Comment by Relsqui on Defecting by Accident - A Flaw Common to Analytical People · 2010-12-06T08:51:15.780Z · LW · GW

This is the kind of thing I'd like to see more of on here; explaining how to use e.g. language to get along with people who are socially unlike you is hard and being able to do it is important. I laughed at this:

The most common criticism seems to be that adding fluff is a waste of time, insincere, and reduces signal:noise ratio.

... because as I was reading the post, I was hearing in my head every time I've heard that excuse from a friend. "It's just fluff, it shouldn't matter, it doesn't mean anything if you just say it automatically ..."

It does mean something. It means that you respect the person you're talking to enough to follow these social mores and support them rather than just sticking pins in their ego. Speaking directly and simply isn't neutral--it's actively disrespectful, with the results you describe.

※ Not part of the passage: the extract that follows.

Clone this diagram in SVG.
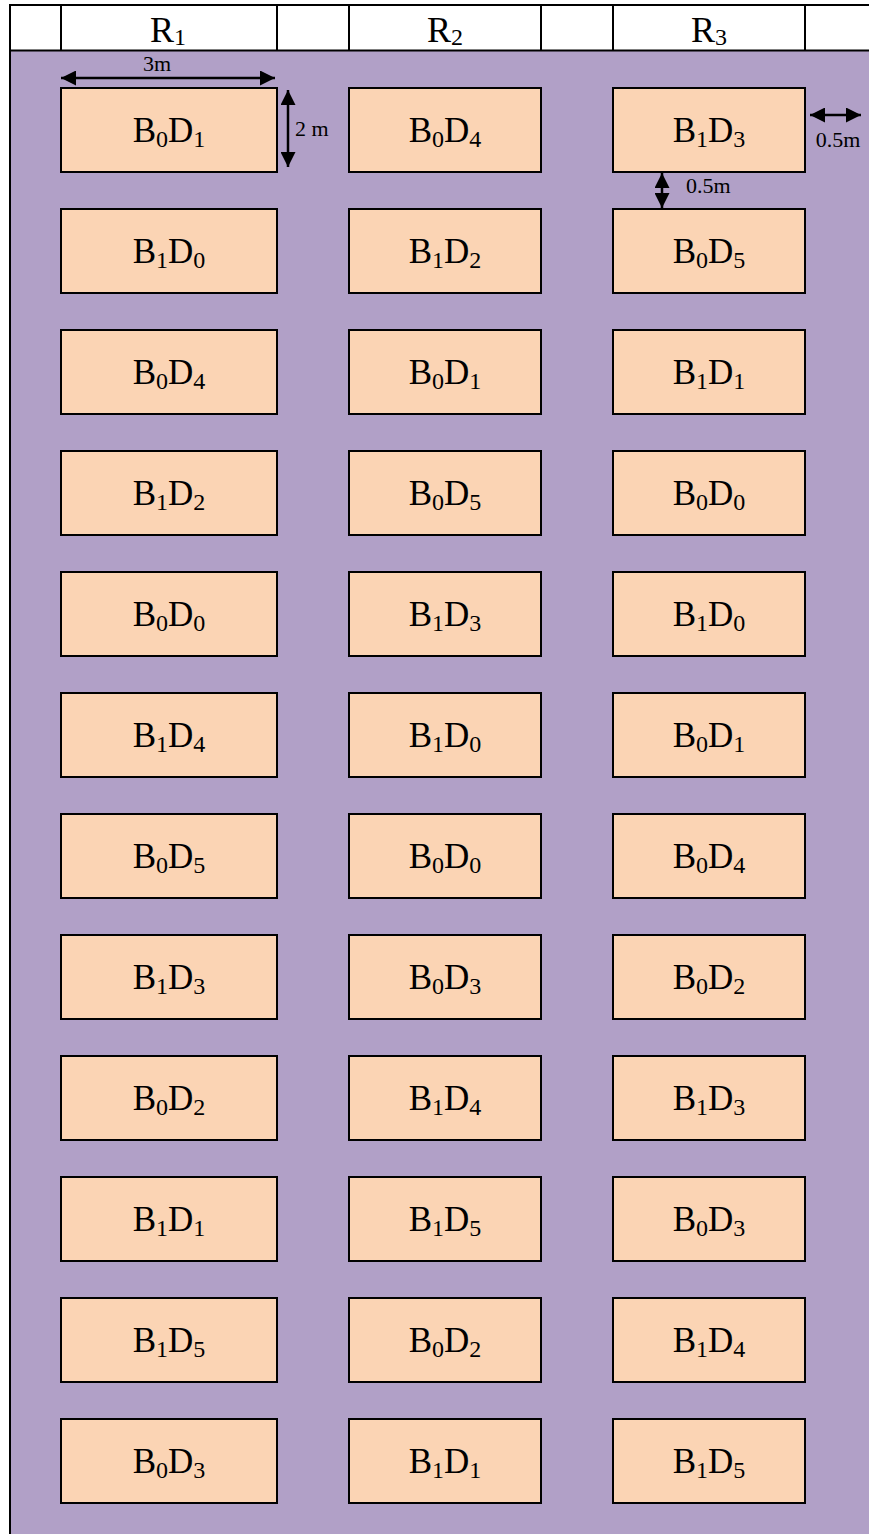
<svg xmlns="http://www.w3.org/2000/svg" width="869" height="1534" viewBox="0 0 869 1534">
<style>
.bg{fill:#B1A0C7}
.hdr{fill:#FFFFFF}
.ln{stroke:#000;stroke-width:2;fill:none}
.box{fill:#FBD4B4;stroke:#000;stroke-width:2}
.t{font-family:"Liberation Serif","Times New Roman",serif;font-size:35px;fill:#000;text-anchor:middle}
.s{font-size:24px}
.h{font-family:"Liberation Serif","Times New Roman",serif;font-size:36px;fill:#000;text-anchor:middle}
.hs{font-size:24px}
.lab{font-family:"Liberation Serif","Times New Roman",serif;font-size:22px;fill:#000}
.dim{stroke:#000;stroke-width:2.5;fill:none;marker-start:url(#ah);marker-end:url(#ah)}
</style>
<defs>
<marker id="ah" viewBox="0 0 10 10" refX="10" refY="5" markerUnits="userSpaceOnUse" markerWidth="15" markerHeight="15" orient="auto-start-reverse">
<path d="M0,0 L10,5 L0,10 z" fill="#000"/>
</marker>
</defs>
<g id="background">
<rect class="hdr" x="10" y="5" width="859" height="46"/>
<rect class="bg" x="10" y="51" width="859" height="1483"/>
<line class="ln" x1="10" y1="5" x2="869" y2="5"/>
<line class="ln" x1="10" y1="50.5" x2="869" y2="50.5"/>
<line class="ln" x1="10" y1="4" x2="10" y2="1534"/>
<line class="ln" x1="61" y1="5" x2="61" y2="50"/>
<line class="ln" x1="277" y1="5" x2="277" y2="50"/>
<line class="ln" x1="349" y1="5" x2="349" y2="50"/>
<line class="ln" x1="541" y1="5" x2="541" y2="50"/>
<line class="ln" x1="613" y1="5" x2="613" y2="50"/>
<line class="ln" x1="805" y1="5" x2="805" y2="50"/>
</g>
<g id="header">
<text class="h" x="168" y="41.7">R<tspan class="hs" dy="3.5">1</tspan></text>
<text class="h" x="445" y="41.7">R<tspan class="hs" dy="3.5">2</tspan></text>
<text class="h" x="709" y="41.7">R<tspan class="hs" dy="3.5">3</tspan></text>
</g>
<g id="r1c1"><rect class="box" x="61" y="88" width="216" height="84"/><text class="t" x="169" y="142">B<tspan class="s" dy="5">0</tspan><tspan dy="-5">D</tspan><tspan class="s" dy="5">1</tspan></text></g>
<g id="r1c2"><rect class="box" x="349" y="88" width="192" height="84"/><text class="t" x="445" y="142">B<tspan class="s" dy="5">0</tspan><tspan dy="-5">D</tspan><tspan class="s" dy="5">4</tspan></text></g>
<g id="r1c3"><rect class="box" x="613" y="88" width="192" height="84"/><text class="t" x="709" y="142">B<tspan class="s" dy="5">1</tspan><tspan dy="-5">D</tspan><tspan class="s" dy="5">3</tspan></text></g>
<g id="r2c1"><rect class="box" x="61" y="209" width="216" height="84"/><text class="t" x="169" y="263">B<tspan class="s" dy="5">1</tspan><tspan dy="-5">D</tspan><tspan class="s" dy="5">0</tspan></text></g>
<g id="r2c2"><rect class="box" x="349" y="209" width="192" height="84"/><text class="t" x="445" y="263">B<tspan class="s" dy="5">1</tspan><tspan dy="-5">D</tspan><tspan class="s" dy="5">2</tspan></text></g>
<g id="r2c3"><rect class="box" x="613" y="209" width="192" height="84"/><text class="t" x="709" y="263">B<tspan class="s" dy="5">0</tspan><tspan dy="-5">D</tspan><tspan class="s" dy="5">5</tspan></text></g>
<g id="r3c1"><rect class="box" x="61" y="330" width="216" height="84"/><text class="t" x="169" y="384">B<tspan class="s" dy="5">0</tspan><tspan dy="-5">D</tspan><tspan class="s" dy="5">4</tspan></text></g>
<g id="r3c2"><rect class="box" x="349" y="330" width="192" height="84"/><text class="t" x="445" y="384">B<tspan class="s" dy="5">0</tspan><tspan dy="-5">D</tspan><tspan class="s" dy="5">1</tspan></text></g>
<g id="r3c3"><rect class="box" x="613" y="330" width="192" height="84"/><text class="t" x="709" y="384">B<tspan class="s" dy="5">1</tspan><tspan dy="-5">D</tspan><tspan class="s" dy="5">1</tspan></text></g>
<g id="r4c1"><rect class="box" x="61" y="451" width="216" height="84"/><text class="t" x="169" y="505">B<tspan class="s" dy="5">1</tspan><tspan dy="-5">D</tspan><tspan class="s" dy="5">2</tspan></text></g>
<g id="r4c2"><rect class="box" x="349" y="451" width="192" height="84"/><text class="t" x="445" y="505">B<tspan class="s" dy="5">0</tspan><tspan dy="-5">D</tspan><tspan class="s" dy="5">5</tspan></text></g>
<g id="r4c3"><rect class="box" x="613" y="451" width="192" height="84"/><text class="t" x="709" y="505">B<tspan class="s" dy="5">0</tspan><tspan dy="-5">D</tspan><tspan class="s" dy="5">0</tspan></text></g>
<g id="r5c1"><rect class="box" x="61" y="572" width="216" height="84"/><text class="t" x="169" y="626">B<tspan class="s" dy="5">0</tspan><tspan dy="-5">D</tspan><tspan class="s" dy="5">0</tspan></text></g>
<g id="r5c2"><rect class="box" x="349" y="572" width="192" height="84"/><text class="t" x="445" y="626">B<tspan class="s" dy="5">1</tspan><tspan dy="-5">D</tspan><tspan class="s" dy="5">3</tspan></text></g>
<g id="r5c3"><rect class="box" x="613" y="572" width="192" height="84"/><text class="t" x="709" y="626">B<tspan class="s" dy="5">1</tspan><tspan dy="-5">D</tspan><tspan class="s" dy="5">0</tspan></text></g>
<g id="r6c1"><rect class="box" x="61" y="693" width="216" height="84"/><text class="t" x="169" y="747">B<tspan class="s" dy="5">1</tspan><tspan dy="-5">D</tspan><tspan class="s" dy="5">4</tspan></text></g>
<g id="r6c2"><rect class="box" x="349" y="693" width="192" height="84"/><text class="t" x="445" y="747">B<tspan class="s" dy="5">1</tspan><tspan dy="-5">D</tspan><tspan class="s" dy="5">0</tspan></text></g>
<g id="r6c3"><rect class="box" x="613" y="693" width="192" height="84"/><text class="t" x="709" y="747">B<tspan class="s" dy="5">0</tspan><tspan dy="-5">D</tspan><tspan class="s" dy="5">1</tspan></text></g>
<g id="r7c1"><rect class="box" x="61" y="814" width="216" height="84"/><text class="t" x="169" y="868">B<tspan class="s" dy="5">0</tspan><tspan dy="-5">D</tspan><tspan class="s" dy="5">5</tspan></text></g>
<g id="r7c2"><rect class="box" x="349" y="814" width="192" height="84"/><text class="t" x="445" y="868">B<tspan class="s" dy="5">0</tspan><tspan dy="-5">D</tspan><tspan class="s" dy="5">0</tspan></text></g>
<g id="r7c3"><rect class="box" x="613" y="814" width="192" height="84"/><text class="t" x="709" y="868">B<tspan class="s" dy="5">0</tspan><tspan dy="-5">D</tspan><tspan class="s" dy="5">4</tspan></text></g>
<g id="r8c1"><rect class="box" x="61" y="935" width="216" height="84"/><text class="t" x="169" y="989">B<tspan class="s" dy="5">1</tspan><tspan dy="-5">D</tspan><tspan class="s" dy="5">3</tspan></text></g>
<g id="r8c2"><rect class="box" x="349" y="935" width="192" height="84"/><text class="t" x="445" y="989">B<tspan class="s" dy="5">0</tspan><tspan dy="-5">D</tspan><tspan class="s" dy="5">3</tspan></text></g>
<g id="r8c3"><rect class="box" x="613" y="935" width="192" height="84"/><text class="t" x="709" y="989">B<tspan class="s" dy="5">0</tspan><tspan dy="-5">D</tspan><tspan class="s" dy="5">2</tspan></text></g>
<g id="r9c1"><rect class="box" x="61" y="1056" width="216" height="84"/><text class="t" x="169" y="1110">B<tspan class="s" dy="5">0</tspan><tspan dy="-5">D</tspan><tspan class="s" dy="5">2</tspan></text></g>
<g id="r9c2"><rect class="box" x="349" y="1056" width="192" height="84"/><text class="t" x="445" y="1110">B<tspan class="s" dy="5">1</tspan><tspan dy="-5">D</tspan><tspan class="s" dy="5">4</tspan></text></g>
<g id="r9c3"><rect class="box" x="613" y="1056" width="192" height="84"/><text class="t" x="709" y="1110">B<tspan class="s" dy="5">1</tspan><tspan dy="-5">D</tspan><tspan class="s" dy="5">3</tspan></text></g>
<g id="r10c1"><rect class="box" x="61" y="1177" width="216" height="84"/><text class="t" x="169" y="1231">B<tspan class="s" dy="5">1</tspan><tspan dy="-5">D</tspan><tspan class="s" dy="5">1</tspan></text></g>
<g id="r10c2"><rect class="box" x="349" y="1177" width="192" height="84"/><text class="t" x="445" y="1231">B<tspan class="s" dy="5">1</tspan><tspan dy="-5">D</tspan><tspan class="s" dy="5">5</tspan></text></g>
<g id="r10c3"><rect class="box" x="613" y="1177" width="192" height="84"/><text class="t" x="709" y="1231">B<tspan class="s" dy="5">0</tspan><tspan dy="-5">D</tspan><tspan class="s" dy="5">3</tspan></text></g>
<g id="r11c1"><rect class="box" x="61" y="1298" width="216" height="84"/><text class="t" x="169" y="1352">B<tspan class="s" dy="5">1</tspan><tspan dy="-5">D</tspan><tspan class="s" dy="5">5</tspan></text></g>
<g id="r11c2"><rect class="box" x="349" y="1298" width="192" height="84"/><text class="t" x="445" y="1352">B<tspan class="s" dy="5">0</tspan><tspan dy="-5">D</tspan><tspan class="s" dy="5">2</tspan></text></g>
<g id="r11c3"><rect class="box" x="613" y="1298" width="192" height="84"/><text class="t" x="709" y="1352">B<tspan class="s" dy="5">1</tspan><tspan dy="-5">D</tspan><tspan class="s" dy="5">4</tspan></text></g>
<g id="r12c1"><rect class="box" x="61" y="1419" width="216" height="84"/><text class="t" x="169" y="1473">B<tspan class="s" dy="5">0</tspan><tspan dy="-5">D</tspan><tspan class="s" dy="5">3</tspan></text></g>
<g id="r12c2"><rect class="box" x="349" y="1419" width="192" height="84"/><text class="t" x="445" y="1473">B<tspan class="s" dy="5">1</tspan><tspan dy="-5">D</tspan><tspan class="s" dy="5">1</tspan></text></g>
<g id="r12c3"><rect class="box" x="613" y="1419" width="192" height="84"/><text class="t" x="709" y="1473">B<tspan class="s" dy="5">1</tspan><tspan dy="-5">D</tspan><tspan class="s" dy="5">5</tspan></text></g>
<g id="dimensions">
<line class="dim" x1="61" y1="78" x2="275" y2="78"/>
<text class="lab" x="157" y="71" text-anchor="middle">3m</text>
<line class="dim" x1="288" y1="90" x2="288" y2="167"/>
<text class="lab" x="295" y="136">2 m</text>
<line class="dim" x1="810" y1="115" x2="861" y2="115"/>
<text class="lab" x="838" y="147" text-anchor="middle">0.5m</text>
<line class="dim" x1="662" y1="173" x2="662" y2="208"/>
<text class="lab" x="686" y="193">0.5m</text>
</g>
</svg>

Comment by Relsqui on Belief in Belief vs. Internalization · 2010-11-30T11:33:39.411Z · LW · GW

Upvoted for

"What a coincidence, every single one?"

but while I'm here,

I support this 'x is my invisible dragon' turn of phrase!

me too.

Comment by Relsqui on Belief in Belief vs. Internalization · 2010-11-30T11:27:45.349Z · LW · GW

I've seen you delete comments that received objecting responses a few times now. Why do you do that?